Other sports have not done so well keeping it real. William Bendix should've been arrested for fraud when he swung the bat in The Babe Ruth Story. Anthony Perkins did a good job of climbing the backstop in Fear Strikes Out (an incident that never happened to the real Jimmy Piersall), but he looks like a bush leaguer in the outfield. "Anytime you have a guy throwing a ball like that," says screenwriter Pizzo, "you lose half your audience." And, in One on One, were we supposed to believe that Robby Benson was the top basketball recruit in the country?

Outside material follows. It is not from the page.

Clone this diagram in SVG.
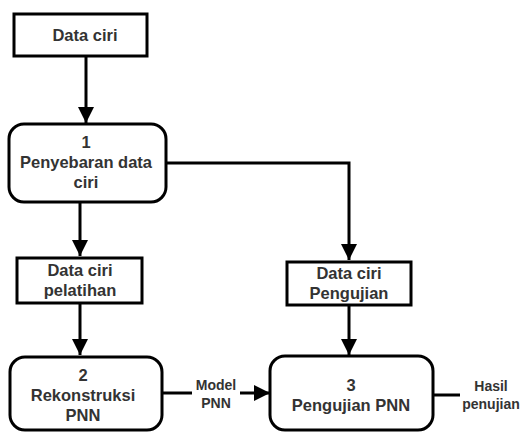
<svg xmlns="http://www.w3.org/2000/svg" width="525" height="432" viewBox="0 0 525 432">
<defs>
<marker id="ah" markerUnits="userSpaceOnUse" markerWidth="16" markerHeight="18" refX="16" refY="8" orient="auto">
<path d="M0,0 L16,8 L0,16 Z" fill="#000"/>
</marker>
<style>
.box{fill:#fff;stroke:#000;stroke-width:3}
.proc{fill:#fff;stroke:#000;stroke-width:3}
.t{font-family:"Liberation Sans",Arial,sans-serif;font-weight:bold;font-size:16.5px;fill:#333;text-anchor:middle}
.s{font-family:"Liberation Sans",Arial,sans-serif;font-weight:bold;font-size:14px;fill:#333;text-anchor:middle}
.c{fill:none;stroke:#000;stroke-width:3}
</style>
</defs>
<rect width="525" height="432" fill="#fff"/>
<g id="connectors">
<path class="c" d="M86,56 V123" marker-end="url(#ah)"/>
<path class="c" d="M166,163 H349 V260" marker-end="url(#ah)"/>
<path class="c" d="M80,202 V256" marker-end="url(#ah)"/>
<path class="c" d="M80,303 V355" marker-end="url(#ah)"/>
<path class="c" d="M349,305 V355" marker-end="url(#ah)"/>
<path class="c" d="M162,393 H192"/>
<path class="c" d="M240,393 H270" marker-end="url(#ah)"/>
<path class="c" d="M433,395 H460"/>
</g>
<g id="data-ciri">
<rect class="box" x="14" y="14" width="133" height="42"/>
<text class="t" x="85" y="41">Data ciri</text>
</g>
<g id="proc1">
<rect class="proc" x="9" y="124" width="157" height="78" rx="15"/>
<text class="t" x="86" y="148">1</text>
<text class="t" x="86" y="168">Penyebaran data</text>
<text class="t" x="86" y="188">ciri</text>
</g>
<g id="data-pelatihan">
<rect class="box" x="17" y="258" width="125" height="45"/>
<text class="t" x="80" y="276">Data ciri</text>
<text class="t" x="80" y="296">pelatihan</text>
</g>
<g id="data-pengujian">
<rect class="box" x="287" y="262" width="124" height="43"/>
<text class="t" x="349" y="279">Data ciri</text>
<text class="t" x="349" y="299">Pengujian</text>
</g>
<g id="proc2">
<rect class="proc" x="10" y="357" width="152" height="73" rx="15"/>
<text class="t" x="83" y="381">2</text>
<text class="t" x="83" y="401">Rekonstruksi</text>
<text class="t" x="83" y="421">PNN</text>
</g>
<g id="proc3">
<rect class="proc" x="270" y="356" width="163" height="74" rx="15"/>
<text class="t" x="351" y="391">3</text>
<text class="t" x="351" y="411">Pengujian PNN</text>
</g>
<g id="label-model">
<text class="s" x="216" y="390">Model</text>
<text class="s" x="216" y="408">PNN</text>
</g>
<g id="label-hasil">
<text class="s" x="491" y="391">Hasil</text>
<text class="s" x="491" y="409">penujian</text>
</g>
</svg>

If you're not going to be authentic, you'd better be resourceful. Stone still marvels at the camera tricks that allowed North Dallas Forty director Ted Kotcheff to disguise the fact that he had no budget for thousands of extras. When you look at the football sequences, which are realistic, you sense there's a crowd at the game but never see one, because there isn't one. Filming the football scenes in Any Given Sunday was, Stone says, one of the hardest things he's ever done, and he won the Bronze Star for valor in Vietnam. "Filming sports is harder than war because you have to create the illusion of a game being watched," says Stone. "In war there are no onlookers, but in football you have the problem of how to include the crowd in every shot." In addition to hiring 10,000 extras, Stone ordered 2,500 cardboard fans and spread them around the stadium.
The director also gave what one Any Given Sunday cast member called a "fresh-meat-in-the-air" atmosphere to the football scenes. "Oliver got all us super-testosterone types together and just let us loose," says Andrew Bryniarski, a former bodybuilder who played Madman Kelly in the movie. "I mean, the football scenes were very realistic and adrenaline-charged. The tougher it was, the more Oliver loved it. It put him in a frenzy."